As if fears over contaminated toothpaste, poisoned pet food and faulty tires weren't enough, the latest recall of Chinese-made products has anxious parents rummaging through toy chests to find tainted Big Birds and Dora the Explorer toys.

It also has stressed-out toy companies going through their inventories to determine whether their products are harmless. And it has China, again, insisting that its products are safe.

Yesterday, Mattel's Fisher-Price brand announced that it was recalling 83 types of toys — including the popular Big Bird, Elmo, Dora and Diego characters — because their paint contains excessive amounts of lead.

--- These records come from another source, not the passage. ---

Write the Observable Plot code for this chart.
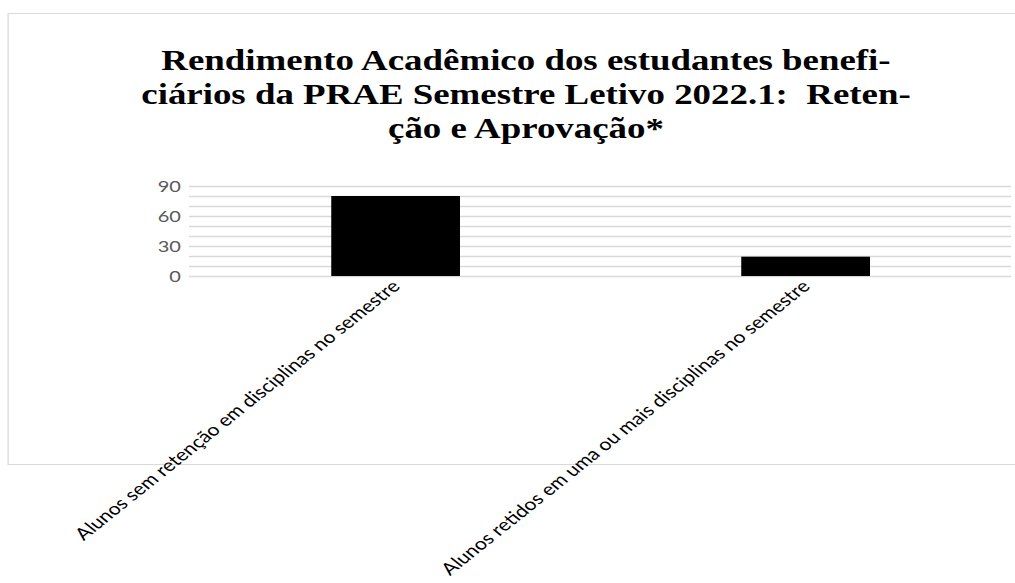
<!DOCTYPE html>
<html>
<head>
<meta charset="utf-8">
<script src="https://cdn.jsdelivr.net/npm/d3@7"></script>
<script src="https://cdn.jsdelivr.net/npm/@observablehq/plot@0.6"></script>
<style>
  html, body { margin: 0; padding: 0; background: #fff; overflow: hidden; }
  #wrap { position: relative; height: 583px; transform-origin: 0 0; }
  #frame { position: absolute; border: 1.5px solid #d9d9d9; box-sizing: border-box; }
  #title { position: absolute; font-family: "Liberation Serif", "Times New Roman", serif; font-weight: bold;
           font-size: 29.5px; line-height: 34px; text-align: center; color: #000; white-space: nowrap; }
  #chart { position: absolute; left: 0; top: 0; }
</style>
</head>
<body>
<div id="wrap">
  <div id="frame"></div>
  <div id="title"></div>
  <div id="chart"></div>
</div>
<script>
const categories = [
  "Alunos sem retenção em disciplinas no semestre",
  "Alunos retidos em uma ou mais disciplinas no semestre"
];
const values = [80, 19.3];
const gridTicks = [0, 10, 20, 30, 40, 50, 60, 70, 80, 90];
const yTickLabels = [0, 30, 60, 90];
const titleLines = [
  "Rendimento Acadêmico dos estudantes benefi-",
  "ciários da PRAE Semestre Letivo 2022.1:\u00a0 Reten-",
  "ção e Aprovação*"
];

const S = 1.25;              // horizontal stretch of the reference picture
const W = 1015 / S;
const wrap = document.getElementById("wrap");
wrap.style.width = W + "px";
wrap.style.transform = `scaleX(${S})`;

const frame = document.getElementById("frame");
frame.style.left = (8 / S) + "px";
frame.style.top = "13px";
frame.style.width = ((1080 - 8) / S) + "px";
frame.style.height = "452px";

const title = document.getElementById("title");
title.innerHTML = titleLines.map(t => `<div>${t}</div>`).join("");
const tcx = 526 / S;
title.style.left = (tcx - 400) + "px";
title.style.width = "800px";
title.style.top = "43px";

const data = categories.map((c, i) => ({cat: c, val: values[i]}));

const chart = Plot.plot({
  width: W,
  height: 583,
  marginTop: 186,
  marginBottom: 583 - 276,
  marginLeft: 189 / S,
  marginRight: 4 / S,
  style: {fontFamily: "Lato, 'Open Sans', sans-serif", fontSize: "16px", background: "transparent", overflow: "visible"},
  x: {domain: categories, paddingInner: 0.686, paddingOuter: 0.343},
  y: {domain: [0, 90]},
  marks: [
    Plot.gridY(gridTicks, {stroke: "#d9d9d9", strokeOpacity: 1, strokeWidth: 1.5}),
    Plot.barY(data, {x: "cat", y: "val", fill: "#000"}),
    Plot.axisY(yTickLabels, {tickSize: 0, tickPadding: 7, fill: "#595959", fontSize: 16, label: null}),
    Plot.axisX({tickSize: 0, tickRotate: -45, tickPadding: 7, fontSize: 17, fill: "#000", label: null})
  ]
});
document.getElementById("chart").appendChild(chart);
</script>
</body>
</html>
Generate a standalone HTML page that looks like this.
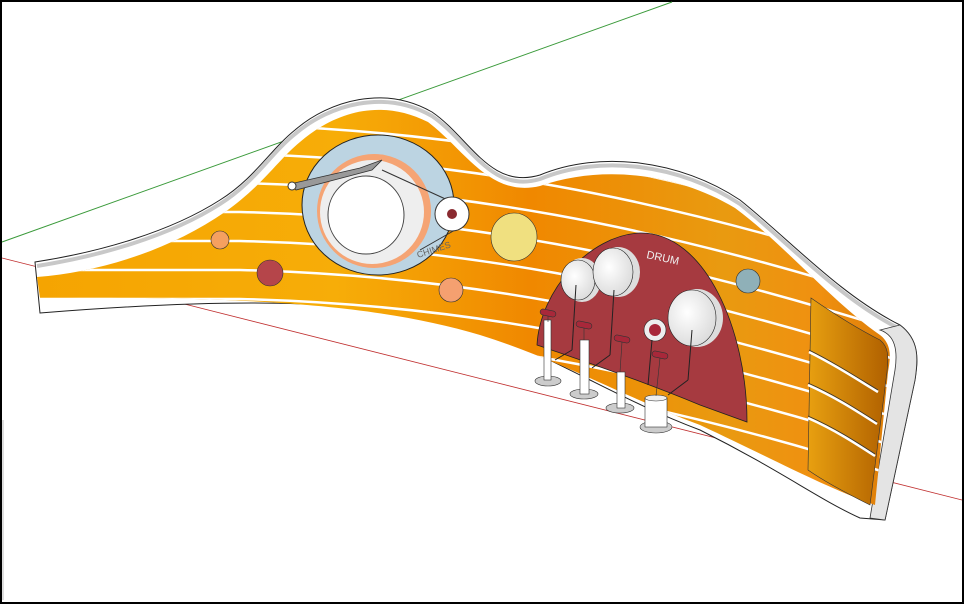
<!DOCTYPE html>
<html><head><meta charset="utf-8"><style>
html,body{margin:0;padding:0;background:#fff}
svg{display:block}
</style></head><body>
<svg width="964" height="604" viewBox="0 0 964 604" xmlns="http://www.w3.org/2000/svg">
<defs>
<linearGradient id="og" x1="0" y1="0" x2="1" y2="0">
<stop offset="0" stop-color="#f5a300"/>
<stop offset="0.35" stop-color="#f7ad08"/>
<stop offset="0.55" stop-color="#f08800"/>
<stop offset="0.75" stop-color="#e99a10"/>
<stop offset="0.85" stop-color="#f09010"/>
<stop offset="1" stop-color="#c86a00"/>
</linearGradient>
<linearGradient id="eg" x1="0" y1="0" x2="1" y2="0">
<stop offset="0" stop-color="#e8a010"/>
<stop offset="1" stop-color="#b06000"/>
</linearGradient>
<radialGradient id="dg" cx="0.4" cy="0.4" r="0.7"><stop offset="0" stop-color="#fff"/><stop offset="1" stop-color="#d8d8d8"/></radialGradient>
<clipPath id="oc"><path d="M37,277 C100,272 170,250 225,212 C262,186 278,160 300,142 C335,112 380,98 428,122 C465,150 490,198 540,186 C600,165 675,172 735,208 C785,245 830,300 880,335 C893,345 890,360 888,372 L875,505 C820,485 775,460 700,425 C620,395 560,360 480,335 C380,305 250,296 40,298 Z"/></clipPath>
</defs>
<rect x="1" y="1" width="962" height="602" fill="#fff" stroke="#000" stroke-width="2"/>
<line x1="2" y1="242" x2="672" y2="2" stroke="#3a9a3a" stroke-width="1"/>
<line x1="2" y1="258" x2="962" y2="500" stroke="#c03030" stroke-width="0.8"/>
<line x1="3" y1="420" x2="3" y2="600" stroke="#aaa" stroke-width="0.8"/>

<!-- wall white body -->
<path d="M35,262 C100,252 170,232 220,200 C255,178 270,150 295,130 C330,100 385,85 432,112 C470,138 490,190 540,175 C600,150 680,160 740,200 C790,240 840,295 900,325 C920,340 918,360 915,380 L885,520 L860,518 C820,500 780,470 700,430 C620,400 560,360 480,330 C380,300 250,296 40,313 Z" fill="#ffffff" stroke="#222" stroke-width="1"/>
<path d="M37,266 C100,256 170,236 220,204 C255,182 270,154 295,134 C330,104 385,89 432,116 C470,142 490,194 540,179 C600,154 680,164 740,204 C790,244 840,299 900,329" fill="none" stroke="#c8c8c8" stroke-width="4"/>
<path d="M900,325 C920,340 918,360 915,380 L885,520 L870,518 L895,370 C898,350 895,335 880,330 Z" fill="#e4e4e4" stroke="#333" stroke-width="0.8"/>

<!-- orange face -->
<g clip-path="url(#oc)">
<rect x="0" y="0" width="964" height="604" fill="url(#og)"/>
<g fill="none" stroke="#fff" stroke-width="2.5">
<path d="M0,125 L240,125 C450,130 650,165 900,245"/>
<path d="M0,154 L240,154 C450,159 650,194 900,274"/>
<path d="M0,183 L240,183 C450,188 650,223 900,303"/>
<path d="M0,212 L240,212 C450,217 650,252 900,332"/>
<path d="M0,241 L240,241 C450,246 650,281 900,361"/>
<path d="M0,270 L240,270 C450,275 650,310 900,390"/>
<path d="M0,299 L240,299 C450,304 650,339 900,419"/>
<path d="M0,328 L240,328 C450,333 650,368 900,448"/>
<path d="M0,357 L240,357 C450,362 650,397 900,477"/>
</g>
</g>
<!-- right end panel -->
<path d="M811,298 C840,318 860,330 880,340 C890,348 888,360 887,372 L870,505 C850,495 825,482 808,470 Z" fill="url(#eg)" stroke="#333" stroke-width="0.6"/>
<g fill="none" stroke="#fff" stroke-width="2.5">
<path d="M809,352 C835,365 855,378 878,392"/>
<path d="M808,385 C835,397 855,410 877,424"/>
<path d="M808,418 C835,430 855,443 875,456"/>
</g>
<g fill="none" stroke="#333" stroke-width="0.8">
<path d="M809,350 C835,363 855,376 878,390"/>
<path d="M808,383 C835,395 855,408 877,422"/>
<path d="M808,416 C835,428 855,441 875,454"/>
</g>

<!-- chimes ring -->
<ellipse cx="378" cy="205" rx="76" ry="70" fill="#bcd4e2" stroke="#222" stroke-width="1"/>
<ellipse cx="374" cy="211" rx="57" ry="57" fill="#f5a474"/>
<ellipse cx="372" cy="212" rx="52" ry="52" fill="#eee"/>
<ellipse cx="366" cy="215" rx="38" ry="39" fill="#fff" stroke="#444" stroke-width="1"/>
<path d="M290,184 L360,168 L382,160 L372,170 L296,190 Z" fill="#999" stroke="#333" stroke-width="0.8"/>
<circle cx="292" cy="186" r="4" fill="#fff" stroke="#333"/>
<line x1="382" y1="170" x2="452" y2="202" stroke="#333" stroke-width="1"/>
<line x1="420" y1="250" x2="455" y2="230" stroke="#333" stroke-width="1"/>
<circle cx="452" cy="214" r="17" fill="#fff" stroke="#333"/>
<circle cx="452" cy="214" r="5" fill="#8a2a30"/>
<text x="418" y="258" font-family="Liberation Sans,sans-serif" font-size="9" fill="#666" transform="rotate(-18 418 258)">CHIMES</text>

<!-- dots -->
<circle cx="220" cy="240" r="9" fill="#f5a060" stroke="#333" stroke-width="0.6"/>
<circle cx="270" cy="273" r="13" fill="#b5454a" stroke="#333" stroke-width="0.6"/>
<circle cx="451" cy="290" r="12" fill="#f5a070" stroke="#333" stroke-width="0.6"/>
<ellipse cx="514" cy="237" rx="23" ry="24" fill="#f0e080" stroke="#333" stroke-width="0.6"/>
<circle cx="748" cy="281" r="12" fill="#8fb0b8" stroke="#333" stroke-width="0.6"/>

<!-- drum panel -->
<path d="M537,345 C540,290 590,235 640,233 C705,232 747,330 747,422 L700,405 C640,380 580,360 537,345 Z" fill="#a63a40" stroke="#222" stroke-width="0.8"/>
<text x="646" y="258" font-family="Liberation Sans,sans-serif" font-size="11" fill="#eee" transform="rotate(12 646 258)">DRUM</text>
<ellipse cx="582" cy="280" rx="19" ry="22" fill="#ddd"/><ellipse cx="578" cy="280" rx="17" ry="20" fill="url(#dg)" stroke="#222" stroke-width="0.6"/>
<ellipse cx="618" cy="272" rx="22" ry="25" fill="#ddd"/><ellipse cx="613" cy="272" rx="20" ry="24" fill="url(#dg)" stroke="#222" stroke-width="0.6"/>
<ellipse cx="697" cy="318" rx="26" ry="29" fill="#ddd"/><ellipse cx="692" cy="318" rx="24" ry="28" fill="url(#dg)" stroke="#222" stroke-width="0.6"/>
<circle cx="655" cy="330" r="11" fill="#eee" stroke="#222" stroke-width="0.6"/>
<circle cx="655" cy="330" r="6" fill="#a8283a"/>
<g stroke="#222" stroke-width="1" fill="none">
<line x1="576" y1="285" x2="572" y2="350"/><line x1="572" y1="350" x2="555" y2="360"/>
<line x1="614" y1="290" x2="610" y2="355"/><line x1="610" y1="355" x2="592" y2="368"/>
<line x1="652" y1="340" x2="648" y2="385"/>
<line x1="692" y1="330" x2="688" y2="380"/><line x1="688" y1="380" x2="668" y2="395"/>
</g>
<!-- stands -->
<g stroke="#333" stroke-width="0.6">
<ellipse cx="548" cy="381" rx="13" ry="5" fill="#ccc"/><rect x="544" y="320" width="7" height="60" fill="#fff"/>
<ellipse cx="584" cy="394" rx="14" ry="5" fill="#ccc"/><rect x="580" y="340" width="9" height="54" fill="#fff"/>
<ellipse cx="620" cy="408" rx="14" ry="5" fill="#ccc"/><rect x="617" y="372" width="8" height="36" fill="#fff"/>
<ellipse cx="656" cy="427" rx="16" ry="6" fill="#ccc"/><rect x="645" y="398" width="22" height="29" fill="#fff"/><ellipse cx="656" cy="398" rx="11" ry="3" fill="#eee"/>
<rect x="540" y="310" width="16" height="6" rx="3" fill="#a8283a" transform="rotate(12 548 313)"/>
<rect x="576" y="322" width="16" height="6" rx="3" fill="#a8283a" transform="rotate(12 584 325)"/>
<rect x="614" y="336" width="16" height="6" rx="3" fill="#a8283a" transform="rotate(12 622 339)"/>
<rect x="652" y="352" width="16" height="6" rx="3" fill="#a8283a" transform="rotate(12 660 355)"/>
<line x1="548" y1="316" x2="548" y2="322"/><line x1="584" y1="328" x2="584" y2="340"/><line x1="622" y1="342" x2="620" y2="372"/><line x1="660" y1="358" x2="656" y2="396"/>
</g>
</svg>
</body></html>
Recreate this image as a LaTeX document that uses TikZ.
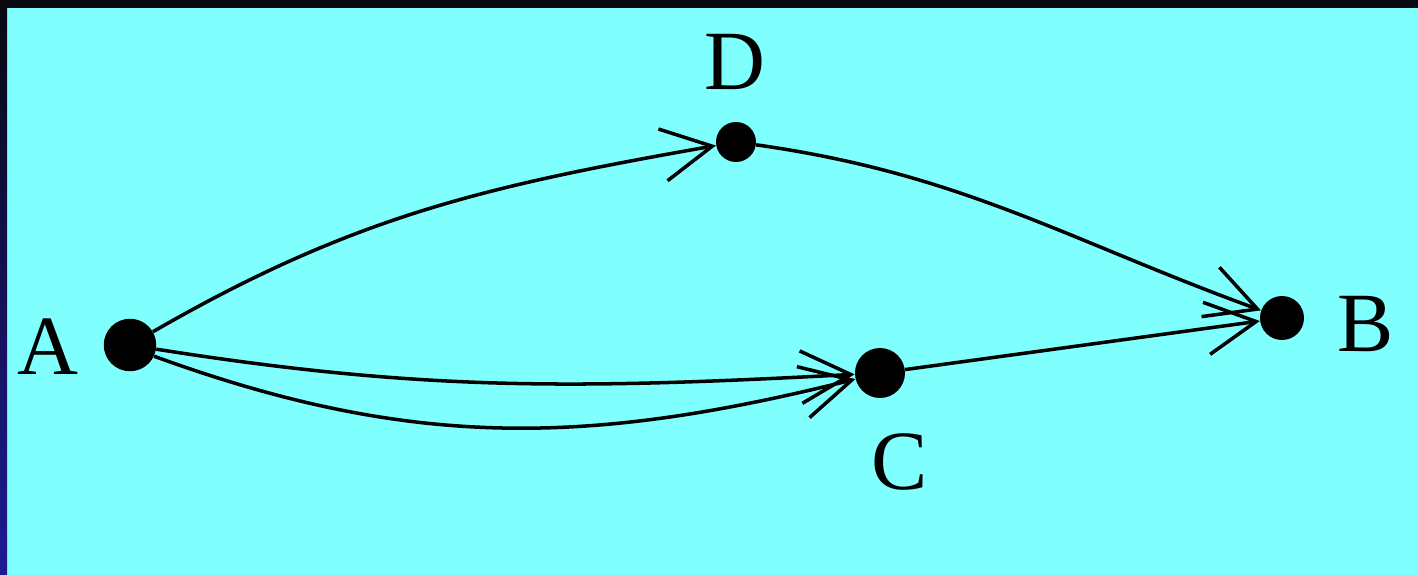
\documentclass[tikz,border=0pt]{standalone}
\usepackage{fontspec}
\setmainfont{Liberation Serif}
\usetikzlibrary{positioning, arrows.meta}
\definecolor{bgcyan}{HTML}{80FFFF}
\definecolor{stripd}{HTML}{08080F}
\definecolor{stripb}{HTML}{1E1A96}
\tikzset{
  vertex/.style={circle, fill=black, inner sep=0pt, minimum size=#1},
  vertex/.default=1cm,
  vlabel/.style={inner sep=0pt, font=\fontsize{48}{48}\selectfont},
  parr/.style={-{Straight Barb[length=1cm, width=1.05cm, line width=2pt]},
               line width=2pt},
}

\begin{document}
\begin{tikzpicture}[x=0.02cm, y=-0.02cm]

  % --- frame and background ------------------------------------------
  \useasboundingbox (0,0) rectangle (1418,575);
  \fill[bgcyan] (0,0) rectangle (1418,575);
  \shade[top color=stripd, bottom color=stripb] (0,0) rectangle (7,575);
  \fill[stripd] (0,0) rectangle (1418,8);

  % --- vertices --------------------------------------------------------
  \node[vertex=1.05cm] (A) at (130,345) {};
  \node[vertex=0.8cm]  (D) at (736,142) {};
  \node[vertex=1cm]    (C) at (880,373) {};
  \node[vertex=0.88cm] (B) at (1282,318) {};

  \node[vlabel] (lA) at (48,347)  {A};
  \node[vlabel] (lD) at (735,62)  {D};
  \node[vlabel] (lC) at (900,462) {C};
  \node[vlabel] (lB) at (1366,324) {B};

  % --- arcs ------------------------------------------------------------
  \draw[parr] (A) to[out=30, in=190] (D);
  \draw[parr] (D) to[out=-8, in=160] (B);
  \draw[parr] (A) to[out=-9, in=183] (C);
  \draw[parr] (A.-25) to[out=-20, in=194] (C);
  \draw[parr] (C) -- (B);

\end{tikzpicture}
\end{document}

The recall involves 967,000 plastic preschool toys made by a Chinese vendor and sold in the United States since May.

Under U.S. regulations, children's products found to have more than 0.06 percent lead are subject to a recall.

For parents, replacing the tainted toys with products they trust are safe could pose a problem: 80 percent of all toys are made in China.

"It seems like everything's from China, but if I could find a similar toy that was American-made, I would definitely buy it even if it cost more," said Allen Mayne of Columbus, Ohio, who was shopping at a local Toys R Us for his 9-year-old daughter.

"I think it would be in everyone's best interests to look for American-made products — stuff you can feel confident about, stuff that's just not the cheapest junk that you can get," he said.

With discounters such as Wal-Mart Stores Inc. waging price wars, the pressure has been on toy companies to cut costs by producing cheaper toys in China. With exceptions like Mattel, which estimates that about 50 percent of its production in China is made in company-owned plants, many toy companies turn to contract factories, a cheaper alternative.

In June, RC2 Corp. recalled 1.5 million wooden railroad toys and set parts from its Thomas & Friends Wooden Railway product line because of lead paint. Those toys also were made in China.

Industry analysts are worried that more toy recalls are to come and fear parents will be more skeptical when buying holiday toys, even avoiding Chinese products altogether.

"Everyone is concerned that this could really undermine the traditional toy business if consumers think that the toys are unsafe," said New York-based toy consultant Chris Byrne.